Quando Violet indaga sulla vita di Dorcas per ‘farsene una ragione’, cerca di scoprire nell’ordine quali erano i segreti della sua acconciatura, quale la sua band preferita e, non ultimi, quali i passi di danza che sapeva fare. Il 1926, infatti, fu anche l’anno in cui prese il via l’attività della Savoy Ballroom, la prima sala da ballo con ingresso consentito sia a bianchi sia a neri, in cui si esibirono da Benny Goodman a Count Basie e a cui, tra le altre canzoni dedicate, si ispira un noto standard dal titolo Stompin’ at the Savoy.
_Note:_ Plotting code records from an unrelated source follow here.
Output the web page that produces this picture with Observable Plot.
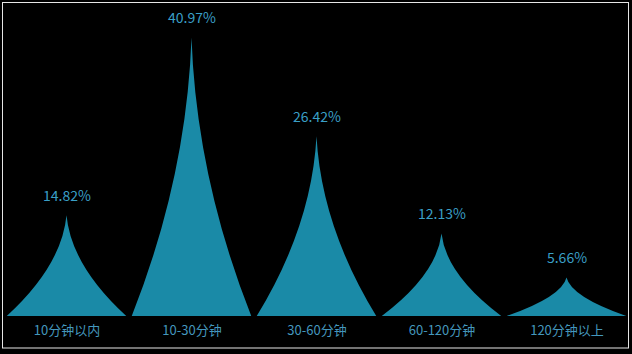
<!DOCTYPE html>
<html>
<head>
<meta charset="utf-8">
<script src="https://cdn.jsdelivr.net/npm/d3@7"></script>
<script src="https://cdn.jsdelivr.net/npm/@observablehq/plot@0.6"></script>
<style>
  html, body { margin: 0; padding: 0; background: #000; }
  #chart { width: 632px; height: 354px; }
</style>
</head>
<body>
<div id="chart"></div>
<script>
const categories = ["10分钟以内", "10-30分钟", "30-60分钟", "60-120分钟", "120分钟以上"];
const values = [14.82, 40.97, 26.42, 12.13, 5.66];
const valueLabels = ["14.82%", "40.97%", "26.42%", "12.13%", "5.66%"];

const data = categories.map((c, i) => ({category: c, value: values[i], label: valueLabels[i]}));

const fillColor = "#1a8aa7";
const valueColor = "#3a9fc6";
const catColor = "#4497bd";
const font = "'Noto Sans CJK SC', 'Noto Sans', sans-serif";

// pictorial spike shapes drawn from the plot's own scales
function spikes(index, scales, values_, dimensions) {
  const x = scales.x, y = scales.y;
  const g = d3.create("svg:g");
  const bw = x.bandwidth();
  data.forEach(d => {
    const cx = x(d.category) + bw / 2;
    const hw = bw * 0.478;
    const y0 = y(0), y1 = y(d.value);
    const ym = (y0 + y1) / 2;
    const c = 0.08 * hw;
    g.append("path")
      .attr("d", `M${cx - hw},${y0} Q${cx - c},${ym} ${cx},${y1} Q${cx + c},${ym} ${cx + hw},${y0} Z`)
      .attr("fill", fillColor);
  });
  return g.node();
}

function border(index, scales, values_, dimensions) {
  return d3.create("svg:rect")
    .attr("x", 2.5).attr("y", 2.5)
    .attr("width", dimensions.width - 6).attr("height", dimensions.height - 8.5)
    .attr("fill", "none").attr("stroke", "#e6e6e6").attr("stroke-width", 1)
    .node();
}

const plot = Plot.plot({
  width: 632,
  height: 354,
  marginTop: 10,
  marginBottom: 38,
  marginLeft: 3.5,
  marginRight: 3.5,
  style: {background: "#000", fontFamily: font},
  x: {type: "band", domain: categories, padding: 0, axis: null},
  y: {domain: [0, 45], axis: null},
  marks: [
    border,
    spikes,
    Plot.text(data, {
      x: "category", y: "value", text: "label",
      dy: -19.5, lineAnchor: "middle",
      fill: valueColor, fontSize: 14, fontFamily: font
    }),
    Plot.text(data, {
      x: "category", text: "category", frameAnchor: "bottom",
      dy: 14, lineAnchor: "middle",
      fill: catColor, fontSize: 13, fontFamily: font
    })
  ]
});
document.getElementById("chart").appendChild(plot);
</script>
</body>
</html>
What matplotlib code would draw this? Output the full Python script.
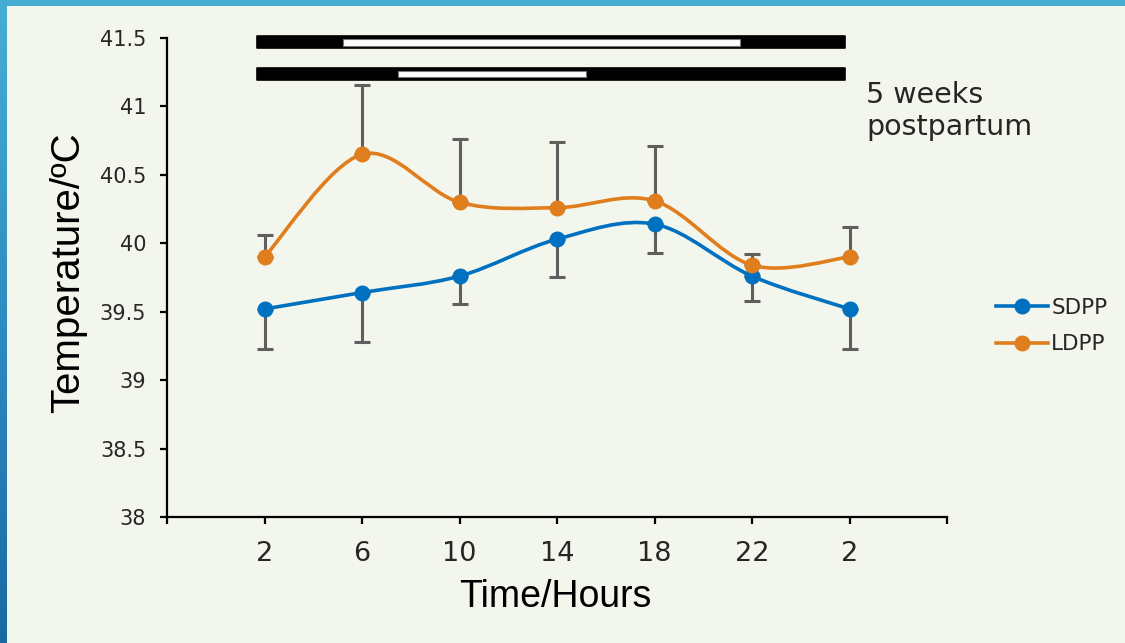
import matplotlib
matplotlib.use("Agg")
import numpy as np
import matplotlib.pyplot as plt
from matplotlib.path import Path
from matplotlib.patches import PathPatch, Rectangle
from matplotlib.lines import Line2D
from matplotlib.colors import LinearSegmentedColormap

# ---- data ----
hour_labels = ["2", "6", "10", "14", "18", "22", "2"]
sdpp_mean = [39.52, 39.64, 39.76, 40.03, 40.14, 39.76, 39.52]
sdpp_err = [0.29, 0.36, 0.20, 0.28, 0.21, 0.18, 0.29]      # drawn downward
ldpp_mean = [39.90, 40.65, 40.30, 40.26, 40.31, 39.84, 39.90]
ldpp_err = [0.16, 0.51, 0.46, 0.48, 0.40, 0.08, 0.22]      # drawn upward
# light/dark bars (in category-index units)
bar_span = [-0.08, 5.95]
bar1_light = [0.80, 4.88]
bar2_light = [1.37, 3.30]

BG = "#F3F6EC"
BLUE = "#0070C0"
ORANGE = "#E07E1E"
GREY = "#5F5F5F"
TXT = "#262626"

fig = plt.figure(figsize=(11.25, 6.43), dpi=100)

# slide background: blue gradient frame + light panel
bg_ax = fig.add_axes([0, 0, 1, 1], zorder=-10)
bg_ax.set_axis_off()
cmap = LinearSegmentedColormap.from_list("frame", ["#46AED4", "#2E8CC0", "#1A6AA2"])
bg_ax.imshow(np.linspace(0, 1, 256).reshape(-1, 1), aspect="auto", cmap=cmap,
             extent=[0, 1, 0, 1])
bg_ax.add_patch(Rectangle((7 / 1125, 0), 1, 1 - 6 / 643, transform=bg_ax.transAxes,
                          facecolor=BG, edgecolor="none"))
bg_ax.set_xlim(0, 1)
bg_ax.set_ylim(0, 1)

ax = fig.add_axes([167 / 1125, 1 - 517 / 643, (947 - 167) / 1125, (517 - 38) / 643])
ax.set_facecolor("none")
x = list(range(len(hour_labels)))


def smooth_path(xs, ys):
    pts = list(zip(xs, ys))
    n = len(pts)
    verts = [pts[0]]
    codes = [Path.MOVETO]
    for i in range(n - 1):
        p0 = pts[i - 1] if i > 0 else pts[i]
        p1 = pts[i]
        p2 = pts[i + 1]
        p3 = pts[i + 2] if i + 2 < n else pts[i + 1]
        c1 = (p1[0] + (p2[0] - p0[0]) / 6, p1[1] + (p2[1] - p0[1]) / 6)
        c2 = (p2[0] - (p3[0] - p1[0]) / 6, p2[1] - (p3[1] - p1[1]) / 6)
        verts += [c1, c2, p2]
        codes += [Path.CURVE4] * 3
    return Path(verts, codes)


for mean, err, col, up in [(sdpp_mean, sdpp_err, BLUE, False),
                           (ldpp_mean, ldpp_err, ORANGE, True)]:
    zeros = [0] * len(err)
    yerr = [zeros, err] if up else [err, zeros]
    ax.errorbar(x, mean, yerr=yerr, fmt="none", ecolor=GREY, elinewidth=2.2,
                capsize=6, capthick=2.2, zorder=2)
    ax.add_patch(PathPatch(smooth_path(x, mean), facecolor="none", edgecolor=col,
                           lw=2.6, zorder=3, capstyle="round"))
    ax.plot(x, mean, "o", color=col, ms=10.5, zorder=4, clip_on=False)

# top bars
bar_h = 0.088
for yc, light in [(41.468, bar1_light), (41.236, bar2_light)]:
    ax.add_patch(Rectangle((bar_span[0], yc - bar_h / 2), bar_span[1] - bar_span[0], bar_h,
                           facecolor="black", edgecolor="black", lw=1.2,
                           joinstyle="round", clip_on=False, zorder=5))
    ax.add_patch(Rectangle((light[0], yc - bar_h * 0.27), light[1] - light[0], bar_h * 0.54,
                           facecolor="white", edgecolor="#777777", lw=0.8,
                           clip_on=False, zorder=6))

ax.set_xlim(-1, 7)
ax.set_ylim(38, 41.5)
ax.set_xticks(list(range(-1, 8)))
ax.set_xticklabels([""] + hour_labels + [""])
ax.set_yticks([38, 38.5, 39, 39.5, 40, 40.5, 41, 41.5])
ax.set_yticklabels(["38", "38.5", "39", "39.5", "40", "40.5", "41", "41.5"])

for s in ["top", "right"]:
    ax.spines[s].set_visible(False)
for s in ["left", "bottom"]:
    ax.spines[s].set_linewidth(1.6)
    ax.spines[s].set_color("black")
ax.tick_params(axis="both", direction="out", length=5, width=1.6, color="black")
ax.tick_params(axis="y", labelsize=15, pad=10, labelcolor=TXT)
ax.tick_params(axis="x", labelsize=19.5, pad=12, labelcolor=TXT)
for lab in ax.get_xticklabels() + ax.get_yticklabels():
    lab.set_fontfamily("DejaVu Sans")

fig.text(68 / 1125, 1 - 273 / 643, "Temperature/ºC", rotation=90, ha="center", va="center",
         fontsize=29, family="Liberation Sans", color="black")
fig.text(555 / 1125, 1 - 597 / 643, "Time/Hours", ha="center", va="center",
         fontsize=27, family="Liberation Sans", color="black")
fig.text(866 / 1125, 1 - 111 / 643, "5 weeks\npostpartum", ha="left", va="center",
         fontsize=20.5, family="DejaVu Sans", color=TXT, linespacing=1.2)

handles = [Line2D([], [], color=BLUE, lw=2.6, marker="o", ms=10.5),
           Line2D([], [], color=ORANGE, lw=2.6, marker="o", ms=10.5)]
leg = fig.legend(handles, ["SDPP", "LDPP"], loc="center left",
                 bbox_to_anchor=(977 / 1125, 1 - 326 / 643), frameon=False,
                 handlelength=2.4, handletextpad=0.15, labelspacing=0.75,
                 prop={"family": "DejaVu Sans", "size": 15.5})
for t in leg.get_texts():
    t.set_color(TXT)

fig.savefig("out.png", dpi=100)
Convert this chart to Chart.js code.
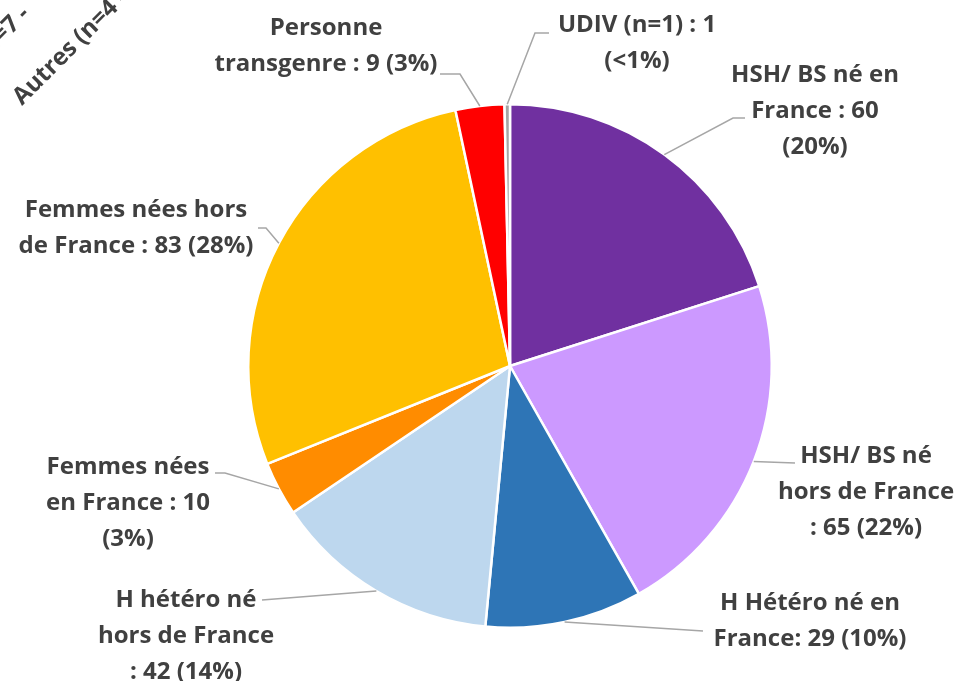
<!DOCTYPE html>
<html lang="fr">
<head>
    <meta charset="UTF-8">
    <title>Répartition par groupe</title>
    <script src="https://cdn.jsdelivr.net/npm/chart.js@4.4.0/dist/chart.umd.min.js"></script>
    <style>
        html, body { margin: 0; padding: 0; background: #fff; }
        #wrap { width: 961px; height: 681px; }
    </style>
</head>
<body>
<div id="wrap"><canvas id="pieChart" width="961" height="681"></canvas></div>
<script>
// data
const categories = [
    "HSH/ BS né en France",
    "HSH/ BS né hors de France",
    "H Hétéro né en France",
    "H hétéro né hors de France",
    "Femmes nées en France",
    "Femmes nées hors de France",
    "Personne transgenre",
    "UDIV (n=1)"
];
const values = [60, 65, 29, 42, 10, 83, 9, 1];
const labelLines = [
    ["HSH/ BS né en", "France : 60", "(20%)"],
    ["HSH/ BS né", "hors de France", ": 65 (22%)"],
    ["H Hétéro né en", "France: 29 (10%)"],
    ["H hétéro né", "hors de France", ": 42 (14%)"],
    ["Femmes nées", "en France : 10", "(3%)"],
    ["Femmes nées hors", "de France : 83 (28%)"],
    ["Personne", "transgenre : 9 (3%)"],
    ["UDIV (n=1) : 1", "(<1%)"]
];
const colors = ["#7030A0", "#CC99FF", "#2E75B6", "#BDD7EE", "#FF8C00", "#FFC000", "#FF0000", "#A5A5A5"];

// label placement: center x, first line y, elbow points of leader line
const labelPos = [
    { x: 815, y: 75,  elbow: [[745, 118], [733, 118]] },
    { x: 866, y: 456, elbow: [[795, 463]] },
    { x: 810, y: 603, elbow: [[703, 631]] },
    { x: 186, y: 600, elbow: [[262, 600]] },
    { x: 128, y: 467, elbow: [[215, 473], [225, 473]] },
    { x: 136, y: 210, elbow: [[258, 228], [266, 228]] },
    { x: 326, y: 28,  elbow: [[440, 74], [460, 74]] },
    { x: 637, y: 25,  elbow: [[549, 33], [535, 33]] }
];

const FONT = "bold 24px 'Open Sans', sans-serif";
const LINE_H = 36;

const labelPlugin = {
    id: "pieLabels",
    afterDraw(chart) {
        const ctx = chart.ctx;
        const meta = chart.getDatasetMeta(0);
        ctx.save();
        meta.data.forEach((arc, i) => {
            const p = labelPos[i];
            const mid = (arc.startAngle + arc.endAngle) / 2;
            const ex = arc.x + Math.cos(mid) * arc.outerRadius;
            const ey = arc.y + Math.sin(mid) * arc.outerRadius;
            ctx.strokeStyle = "#A6A6A6";
            ctx.lineWidth = 1.5;
            ctx.beginPath();
            ctx.moveTo(p.elbow[0][0], p.elbow[0][1]);
            p.elbow.slice(1).forEach(pt => ctx.lineTo(pt[0], pt[1]));
            ctx.lineTo(ex, ey);
            ctx.stroke();

            ctx.fillStyle = "#404040";
            ctx.font = FONT;
            ctx.textAlign = "center";
            ctx.textBaseline = "middle";
            labelLines[i].forEach((t, k) => ctx.fillText(t, p.x, p.y + k * LINE_H));
        });

        // clipped rotated label in the corner
        ctx.translate(22, 106);
        ctx.rotate(-Math.PI / 4);
        ctx.fillStyle = "#404040";
        ctx.font = FONT;
        ctx.textAlign = "left";
        ctx.textBaseline = "alphabetic";
        ctx.fillText("Autres (n=4 -", 0, 0);
        ctx.fillText("(n=7 -", 5, -58);
        ctx.restore();
    }
};

new Chart(document.getElementById("pieChart"), {
    type: "pie",
    data: {
        labels: categories,
        datasets: [{
            data: values,
            backgroundColor: colors,
            borderColor: "#FFFFFF",
            borderWidth: 2.5
        }]
    },
    options: {
        responsive: false,
        animation: false,
        layout: { padding: { top: 103, bottom: 52, left: 247, right: 188 } },
        plugins: {
            legend: { display: false },
            tooltip: { enabled: false }
        }
    },
    plugins: [labelPlugin]
});
</script>
</body>
</html>
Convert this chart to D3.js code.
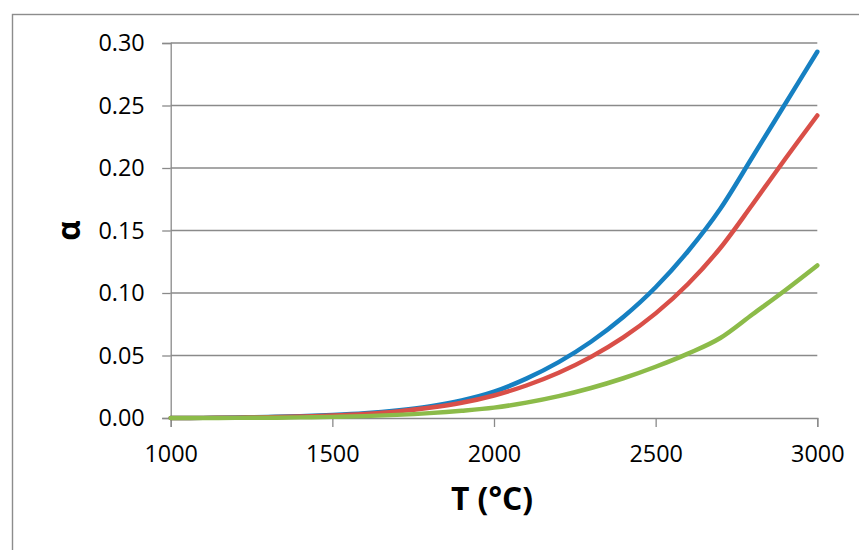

La sua sede era proprio in Lenox Avenue, successivamente chiamata anche Malcom X Boulevard, la strada dove abitano Violet e Joe e fulcro della vita del quartiere in quegli anni (ma non solo, come testimonia Gil Scott-Heron nel suo album Small Talk at 125th and Lenox).



Jazz e blues, a dire il vero, sono rintracciabili ovunque nelle pagine del romanzo, lo stile stesso della scrittura è musicale, fatto di assoli, come dice la traduttrice Franca Cavagnoli nella ricca e ispirata postfazione. È anche nelle voci delle storie private che diventano pubbliche, è nel racconto che riproduce l’oralità della tradizione afroamericana attraverso il ritmo, le sospensioni e le riprese, con un richiamo al field holler, quella forma rudimentale di canzone da lavoro dei campi di cotone. Una prosa appassionata e appassionante, asciutta ma poetica, in cui farsi invischiare come dal suono dei clarinetti che sale dagli angoli delle strade di Harlem.